= Detling Summer Conference =

Detling Summer Conference, or Detling, is an annual summer gathering of Christians at the Kent Showground, near the village of Detling, Kent, UK, from which the conference takes its current name. It was formerly known as Revival Fire.

== Event ==
The event was founded by the Rev. Eric Delve and Christian musician Russ Hughes in 2000. Hughes left the organisation in 2006.

The conference consists of music, seminars, keynote speakers and groups for children of all ages, attracting families. Late night music events and comedy are also featured. Although people choose to visit daily, half of the 5000 daily visitors camp on site. Each year's event has a different theme including The Spirit and the Bride, Your Kingdom Come, After God's Own Heart (2008) and in 2009 Nothing is impossible.
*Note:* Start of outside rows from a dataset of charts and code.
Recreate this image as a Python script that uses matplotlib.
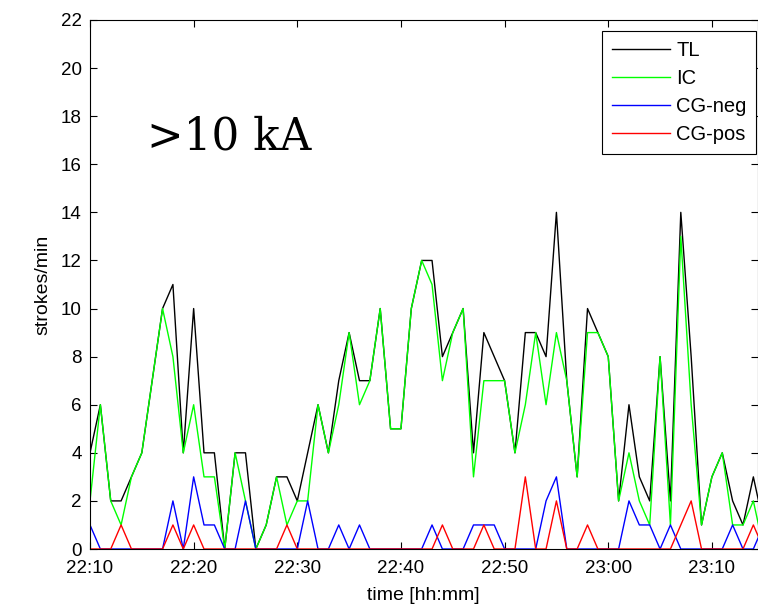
import numpy as np
import matplotlib
matplotlib.use('Agg')
import matplotlib.pyplot as plt

# minutes after 22:10, one sample per minute
minutes = np.arange(0, 66)

TL = [4, 6, 2, 2, 3, 4, 7, 10, 11, 4,
      10, 4, 4, 0, 4, 4, 0, 1, 3, 3,
      2, 4, 6, 4, 7, 9, 7, 7, 10, 5,
      5, 10, 12, 12, 8, 9, 10, 4, 9, 8,
      7, 4, 9, 9, 8, 14, 7, 3, 10, 9,
      8, 2, 6, 3, 2, 8, 2, 14, 8, 1,
      3, 4, 2, 1, 3, 1]
IC = [2, 6, 2, 1, 3, 4, 7, 10, 8, 4,
      6, 3, 3, 0, 4, 2, 0, 1, 3, 1,
      2, 2, 6, 4, 6, 9, 6, 7, 10, 5,
      5, 10, 12, 11, 7, 9, 10, 3, 7, 7,
      7, 4, 6, 9, 6, 9, 7, 3, 9, 9,
      8, 2, 4, 2, 1, 8, 1, 13, 6, 1,
      3, 4, 1, 1, 2, 0]
CG_neg = [1, 0, 0, 0, 0, 0, 0, 0, 2, 0,
          3, 1, 1, 0, 0, 2, 0, 0, 0, 0,
          0, 2, 0, 0, 1, 0, 1, 0, 0, 0,
          0, 0, 0, 1, 0, 0, 0, 1, 1, 1,
          0, 0, 0, 0, 2, 3, 0, 0, 0, 0,
          0, 0, 2, 1, 1, 0, 1, 0, 0, 0,
          0, 0, 1, 0, 0, 1]
CG_pos = [0, 0, 0, 1, 0, 0, 0, 0, 1, 0,
          1, 0, 0, 0, 0, 0, 0, 0, 0, 1,
          0, 0, 0, 0, 0, 0, 0, 0, 0, 0,
          0, 0, 0, 0, 1, 0, 0, 0, 1, 0,
          0, 0, 3, 0, 0, 2, 0, 0, 1, 0,
          0, 0, 0, 0, 0, 0, 0, 1, 2, 0,
          0, 0, 0, 0, 1, 0]

tick_pos = [0, 10, 20, 30, 40, 50, 60]
tick_lab = ['22:10', '22:20', '22:30', '22:40', '22:50', '23:00', '23:10']

plt.rcParams['font.family'] = ['Liberation Sans', 'DejaVu Sans']

fig = plt.figure(figsize=(7.58, 6.06), dpi=100)
ax = fig.add_axes([90/758, 57/606, 667.5/758, 529/606])

ax.plot(minutes, TL, color='k', linewidth=1.0, label='TL')
ax.plot(minutes, IC, color=(0, 1, 0), linewidth=1.0, label='IC')
ax.plot(minutes, CG_neg, color=(0, 0, 1), linewidth=1.0, label='CG-neg')
ax.plot(minutes, CG_pos, color=(1, 0, 0), linewidth=1.0, label='CG-pos')

ax.set_xlim(0, 64.4)
ax.set_ylim(0, 22)
ax.set_yticks(range(0, 23, 2))
ax.set_xticks(tick_pos)
ax.set_xticklabels(tick_lab)
ax.tick_params(direction='in', top=True, right=True, length=5, width=0.8,
               labelsize=13.5, colors='k')
ax.tick_params(axis='x', pad=8)
ax.tick_params(axis='y', pad=6)
for s in ax.spines.values():
    s.set_linewidth(0.8)

ax.set_xlabel('time [hh:mm]', fontsize=14, labelpad=7)
ax.set_ylabel('strokes/min', fontsize=14, labelpad=7)

ax.text(0.086, 0.756, '>10 kA', transform=ax.transAxes, fontsize=31.5,
        family='DejaVu Serif', ha='left', va='baseline')

leg = ax.legend(loc='upper right', bbox_to_anchor=(0.9985, 0.979),
                borderaxespad=0, fancybox=False, edgecolor='k', framealpha=1,
                fontsize=14.5, handlelength=2.9, handletextpad=0.3,
                labelspacing=0.45, borderpad=0.5)
leg.get_frame().set_linewidth(0.8)

fig.savefig('out.png', dpi=100)
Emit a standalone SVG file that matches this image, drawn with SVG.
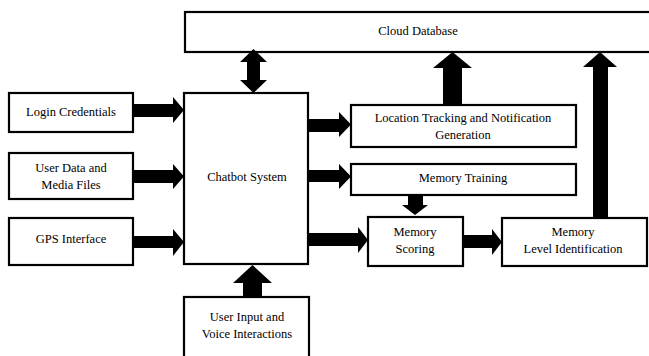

Over the years Detling has attracted many well known Christian speakers including the former Westminster Chapel pastor Dr. RT Kendall, the General Director of Evangelical Alliance Rev. Joel Edwards, missionary Jackie Pullinger MBE, Adrian Plass and J John.

== Music ==
A number of 'live worship' music CDs have been released, including Let Every Step We Take, Your Kingdom Come , "As It Is In Heaven", Rhythms of Grace, "Nothing Is Impossible" and "Rise, Run, Reign". Also released are recordings of live 'ministry' music from the River Event, The River (2002)
and Return to the River.

== Organisation ==
The event was jointly organised by a UK Limited Company - Revival Fire Conferences Ltd - and a Registered UK Charity, The Spirit and the Bride Trust. The main aims of the charity were to 'make grants to other organisations'. From 2008 a non-profit company limited by guarantee called People without Limits took over.

In July 2008 to raise funds for the event, Eric Delve spoke for 24 hours, setting a world record for the longest outdoor preach.

The organisation has created several offshoot organisations, including All Saints Praise and Eurofire. All Saints Praise has been held on Halloween at Canterbury Cathedral since 2000 and consists of singing and a speaker. In 2008, it was also held at Guildford Cathedral, led by Rev. Andrew Delaney.